Dans les années 30, la marque connut un succès fulgurant grâce à sa ligne d’accessoires et d’uniformes destinés à la moto. L’acteur américain Steve McQueen fut l’un des plus célèbres porte-drapeaux de l’International Jacket, qu’il porta lors de l’International Six Day Trials, une course mythique. Ce vêtement de course était équipé de protection pour les parties intimes et se transformait grâce à quelques pressions en pantalon. Pratique. C’est que « Sir » Barbour visait l’ergonomie avant tout: le col en velours permettait à l’eau de s’écouler, les emmanchures souples assuraient aux motards une aisance pour signaler leur direction. Tout était et est toujours réfléchi.

Pendant la Seconde Guerre mondiale, c’est Barbour qui fournira les uniformes à la Royal Navy. En 2014, Barbour reste une entreprise 100% familiale, dirigée par Margaret Barbour et sa fille Helen, cinquième génération du nom. Cet héritage, la griffe y reste profondément attachée et conserve dans son musée officieux des vestes centenaires aux histoires passionnantes.

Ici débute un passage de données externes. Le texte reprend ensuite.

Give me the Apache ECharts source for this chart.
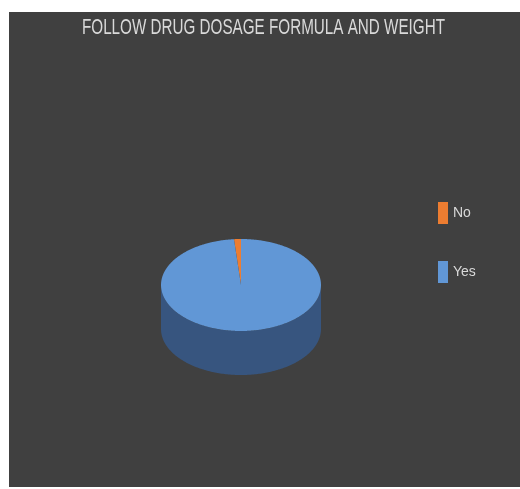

De la penderie du chasseur à celle du hipster

Ancien symbole d’appartenance bourgeoise, le manteau était encore associé il n’y pas si longtemps aux promenades de beagles en campagne, à la famille royale en vacances à Windsor ou aux chasseurs du dimanche. Puis sonna le glas de cette période peut être un peu trop tranquille. Le Barbour connaît depuis quelque temps un regain de coolitude qu’on peut sans doute attribuer à un relai médiatique stylé. La veste au charme anglais s’est affichée sur les épaules de starlettes en vogue ou de hipsters prescripteurs : Alexa Chung, Lily Allen, Coco Sumner (fille de Sting et chanteuse d’I Blame coco) ou encore Alex Turner (chanteur des Arctic Monkeys). La Barbour s’est décoincée et a fui son palais pour aller se salir dans le gazon – ou ce qu’il en reste- de Glastonbury. « Ouh la Gadoue, la gadoue », la Barbour. Sous ses allures rock’n’roll, la Barbour est décidemment britannique jusqu’au bout des manches.

Les people ne portent cependant pas seuls sur leurs épaules cette renaissance hype. La griffe a su se dépoussiérer à coup de collaborations ponctuelles avec des designers tels que Paul Smith, Alice Temperley, Tokihito Yoshida ainsi que des labels comme Nortons & Sons ou Pantone. En octobre prochain, on découvrira le partenariat de Barbour avec Adidas Original. La marque a réussi avec brio à garder son ADN old-school tout en épousant des éléments modernistes. Dans la collection Heritage, des imprimés répétitifs de chasseurs ou de gibiers ornent les pulls traditionnels et leur donnent un sacré twist fashion. Un vintage progressiste que la marque doit à son regard incessant vers son passé pour tracer son avenir.

La crise financière n’y est pas pour rien dans ce revival. Les consommateurs ont pris le goût de l’authenticité et recherchent la qualité et la pérennité comme valeur refuge. Par sa régularité, sa cohérence, et sa qualité, Barbour a su séduire les amoureux du durable. Tel un repère dans un monde en perpétuel changement, la bonne vieille veste Barbour imprégnée de l’odeur réconfortante qui est la nôtre (on ne peut pas la laver) rassure. Le vêtement vieillit avec nous, se raidit et se ride au fil du temps. Le textile même raconte une histoire : à observer ses décolorations et ses cicatrices, on pourrait écrire des romans sur son propriétaire. Se détachant tout à fait de la fash-fashion, la Barbour a su fasciner grâce à son allure passéiste et sa beauté imparfaite.

La griffe so british peut se targuer d’avoir dépassé le siècle d’existence en assumant ses rides, et d’avoir charmé tant un rustre agriculteur qu’un hipster de SoHo. Au royaume de Barbour, la mode est fédératrice, pratico-chic et, last but not least, authentique.